It led to Wolverhampton Council, as landlord, joining forces with property specialists Bruton Knowles in a bid to kick-start the venue at Fryer Street.
And now it has emerged a dozen operators have come forward as councillors rowed over whether Wolverhampton Council supports the arts sector.
Councillor Stephen Simkins, deputy leader of the Labour-led authority, said they took back the keys on February 9 with marketing starting days later.
But opposition Conservative councillor Simon Bennett accused the authority of "washing their hands of any responsibility" when it came to saving the venue last year, after comments from the chief about pledging support for the new operators.
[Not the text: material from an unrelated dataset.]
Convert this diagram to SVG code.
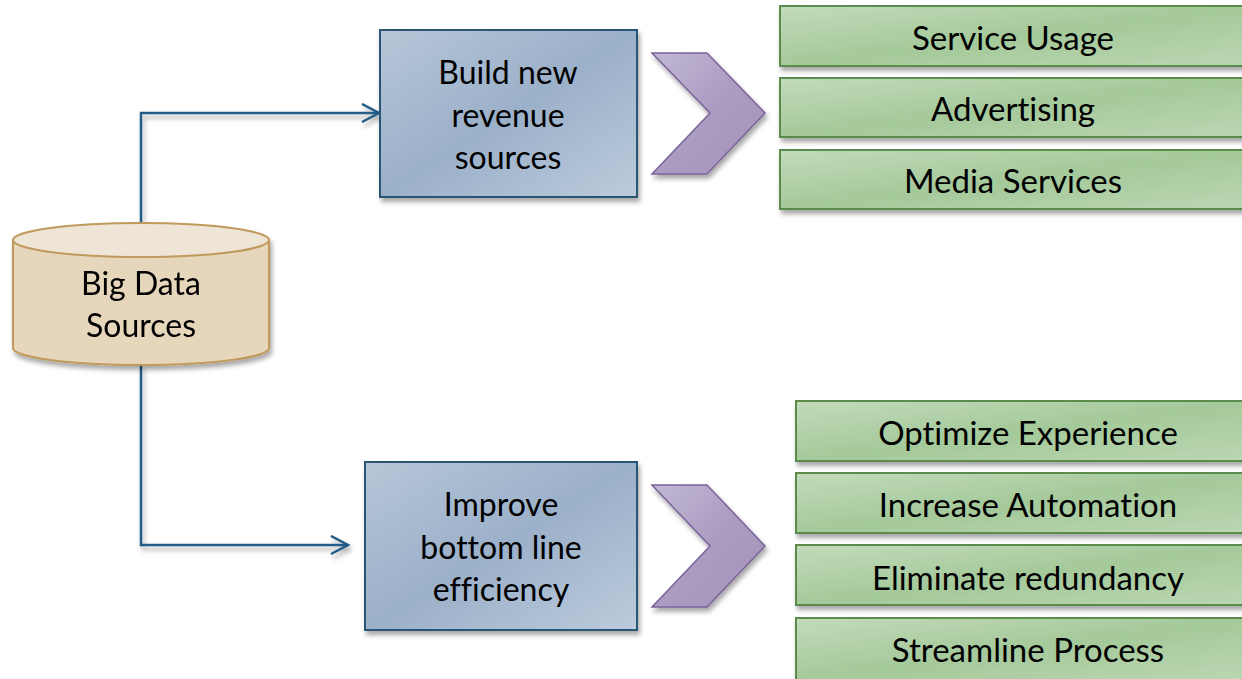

He told the council meeting on Wednesday: "This Labour council is not interested in the arts and culture, so Labour is not working for Wolverhampton. How can any operator have any confidence in you as a landlord that they will be supported when required considering the lack of transparency on the current state of play and with the previous operators?"
But Councillor Simkins, who raised the council had invested £330,000 into the Light House, said: "We were the biggest financial backer of the previous administration. What I can state in record time we've got 12 interested parties to get this back into use and that has got to be good for our city, we're bringing other assets to our city. We take culture really seriously."
He cited the British Art Show 9 as well as the Wolverhampton Literature Festival which have been backed by the authority.
The council previously said it is prepared to discuss flexible lease terms and will work with the successful party to attract additional investment and grant support.